## Objective
Retype the data that follows line by line, exactly, and leave its pictures out.
◆ ◆ ◆
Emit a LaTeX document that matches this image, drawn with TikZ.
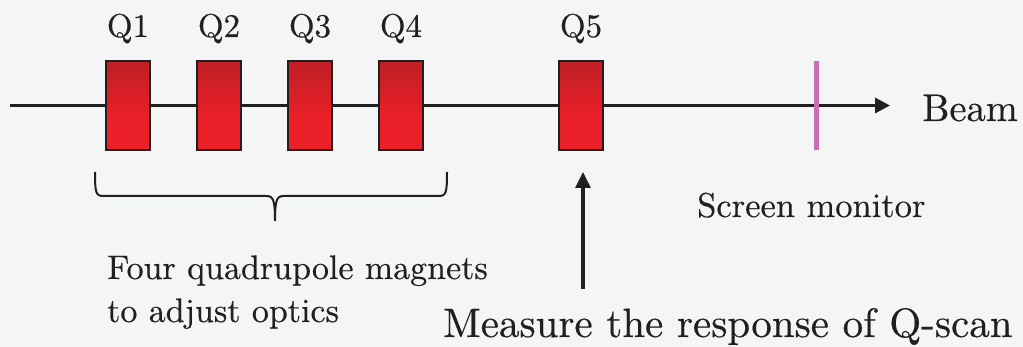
\documentclass[tikz,border=0pt]{standalone}
\usepackage{fontspec}
\newfontfamily\labelfont{lmroman10-regular.otf}[FakeBold=0.4]
\usetikzlibrary{arrows.meta}

\definecolor{bg}{HTML}{F4F6F5}
\definecolor{ink}{HTML}{231F20}
\definecolor{qdark}{HTML}{9E1C22}
\definecolor{qred}{HTML}{EC2028}
\definecolor{monitorpink}{HTML}{CC6EB4}

% magnet fill: bright red in the lower part, darkening towards the top
\pgfdeclareverticalshading{magnet}{100bp}{color(0bp)=(qred); color(42bp)=(qred); color(100bp)=(qdark)}

\tikzset{
  magnetbox/.style={draw=ink, line width=2.5pt, shading=magnet, rectangle,
                    minimum width=44pt, minimum height=89pt, inner sep=0pt},
  qlabel/.style={font=\labelfont\fontsize{33}{40}\selectfont, text=ink, inner sep=0pt, anchor=base},
  caption/.style={font=\labelfont\fontsize{34}{43}\selectfont, text=ink, inner sep=0pt, anchor=base west},
  bigcaption/.style={font=\labelfont\fontsize{41}{48}\selectfont, text=ink, inner sep=0pt, anchor=base west},
  beamline/.style={draw=ink, line width=3.2pt, -{Triangle[length=15pt,width=15pt]}},
  pointer/.style={draw=ink, line width=3.2pt, -{Triangle[length=16pt,width=15pt]}},
  bracket/.style={draw=ink, line width=2pt, line join=round}
}

\begin{document}
\begin{tikzpicture}[x=1pt,y=-1pt]
  \fill[bg] (0,0) rectangle (1023,347);
  \useasboundingbox (0,0) rectangle (1023,347);

  % beam axis
  \coordinate (beamstart) at (10,105.5);
  \coordinate (beamend) at (890,105.5);
  \draw[beamline] (beamstart) -- (beamend);

  % quadrupole magnets
  \node[magnetbox] (q1) at (128,105.5) {};
  \node[magnetbox] (q2) at (219,105.5) {};
  \node[magnetbox] (q3) at (310,105.5) {};
  \node[magnetbox] (q4) at (401,105.5) {};
  \node[magnetbox] (q5) at (581,105.5) {};

  \node[qlabel] (l1) at (128,37) {Q1};
  \node[qlabel] (l2) at (219,37) {Q2};
  \node[qlabel] (l3) at (310,37) {Q3};
  \node[qlabel] (l4) at (401,37) {Q4};
  \node[qlabel] (l5) at (581,37) {Q5};

  % screen monitor
  \coordinate (scrtop) at (816,61);
  \coordinate (scrbot) at (816,150);
  \draw[monitorpink, line width=5pt] (scrtop) -- (scrbot);

  \node[bigcaption, font=\labelfont\fontsize{38.5}{46}\selectfont] (beam) at (922,121) {Beam};
  \node[caption, font=\labelfont\fontsize{34.5}{42}\selectfont] (screen) at (697,217) {Screen monitor};

  % brace under Q1--Q4
  \draw[bracket] (95,172) .. controls (95,194) and (96,196) .. (104,196) -- (266,196)
                 .. controls (273,196) and (275,199) .. (275,221);
  \draw[bracket] (447,172) .. controls (447,194) and (446,196) .. (438,196) -- (284,196)
                 .. controls (277,196) and (275,199) .. (275,221);

  \node[caption] (four) at (107,279) {Four quadrupole magnets};
  \node[caption] (optics) at (107,322) {to adjust optics};

  % pointer to Q5
  \coordinate (ptrfoot) at (583,289);
  \coordinate (ptrtip) at (583,172);
  \draw[pointer] (ptrfoot) -- (ptrtip);

  \node[bigcaption] (measure) at (443,337) {Measure the response of Q-scan};
\end{tikzpicture}
\end{document}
◆ ◆ ◆
## Response to the task
Emit a LaTeX document that matches this image, drawn with TikZ.
\documentclass[tikz,border=0pt]{standalone}
\usepackage{fontspec}
\newfontfamily\labelfont{lmroman10-regular.otf}[FakeBold=0.4]
\usetikzlibrary{arrows.meta}

\definecolor{bg}{HTML}{F4F6F5}
\definecolor{ink}{HTML}{231F20}
\definecolor{qdark}{HTML}{9E1C22}
\definecolor{qred}{HTML}{EC2028}
\definecolor{monitorpink}{HTML}{CC6EB4}

% magnet fill: bright red in the lower part, darkening towards the top
\pgfdeclareverticalshading{magnet}{100bp}{color(0bp)=(qred); color(42bp)=(qred); color(100bp)=(qdark)}

\tikzset{
  magnetbox/.style={draw=ink, line width=2.5pt, shading=magnet, rectangle,
                    minimum width=44pt, minimum height=89pt, inner sep=0pt},
  qlabel/.style={font=\labelfont\fontsize{33}{40}\selectfont, text=ink, inner sep=0pt, anchor=base},
  caption/.style={font=\labelfont\fontsize{34}{43}\selectfont, text=ink, inner sep=0pt, anchor=base west},
  bigcaption/.style={font=\labelfont\fontsize{41}{48}\selectfont, text=ink, inner sep=0pt, anchor=base west},
  beamline/.style={draw=ink, line width=3.2pt, -{Triangle[length=15pt,width=15pt]}},
  pointer/.style={draw=ink, line width=3.2pt, -{Triangle[length=16pt,width=15pt]}},
  bracket/.style={draw=ink, line width=2pt, line join=round}
}

\begin{document}
\begin{tikzpicture}[x=1pt,y=-1pt]
  \fill[bg] (0,0) rectangle (1023,347);
  \useasboundingbox (0,0) rectangle (1023,347);

  % beam axis
  \coordinate (beamstart) at (10,105.5);
  \coordinate (beamend) at (890,105.5);
  \draw[beamline] (beamstart) -- (beamend);

  % quadrupole magnets
  \node[magnetbox] (q1) at (128,105.5) {};
  \node[magnetbox] (q2) at (219,105.5) {};
  \node[magnetbox] (q3) at (310,105.5) {};
  \node[magnetbox] (q4) at (401,105.5) {};
  \node[magnetbox] (q5) at (581,105.5) {};

  \node[qlabel] (l1) at (128,37) {Q1};
  \node[qlabel] (l2) at (219,37) {Q2};
  \node[qlabel] (l3) at (310,37) {Q3};
  \node[qlabel] (l4) at (401,37) {Q4};
  \node[qlabel] (l5) at (581,37) {Q5};

  % screen monitor
  \coordinate (scrtop) at (816,61);
  \coordinate (scrbot) at (816,150);
  \draw[monitorpink, line width=5pt] (scrtop) -- (scrbot);

  \node[bigcaption, font=\labelfont\fontsize{38.5}{46}\selectfont] (beam) at (922,121) {Beam};
  \node[caption, font=\labelfont\fontsize{34.5}{42}\selectfont] (screen) at (697,217) {Screen monitor};

  % brace under Q1--Q4
  \draw[bracket] (95,172) .. controls (95,194) and (96,196) .. (104,196) -- (266,196)
                 .. controls (273,196) and (275,199) .. (275,221);
  \draw[bracket] (447,172) .. controls (447,194) and (446,196) .. (438,196) -- (284,196)
                 .. controls (277,196) and (275,199) .. (275,221);

  \node[caption] (four) at (107,279) {Four quadrupole magnets};
  \node[caption] (optics) at (107,322) {to adjust optics};

  % pointer to Q5
  \coordinate (ptrfoot) at (583,289);
  \coordinate (ptrtip) at (583,172);
  \draw[pointer] (ptrfoot) -- (ptrtip);

  \node[bigcaption] (measure) at (443,337) {Measure the response of Q-scan};
\end{tikzpicture}
\end{document}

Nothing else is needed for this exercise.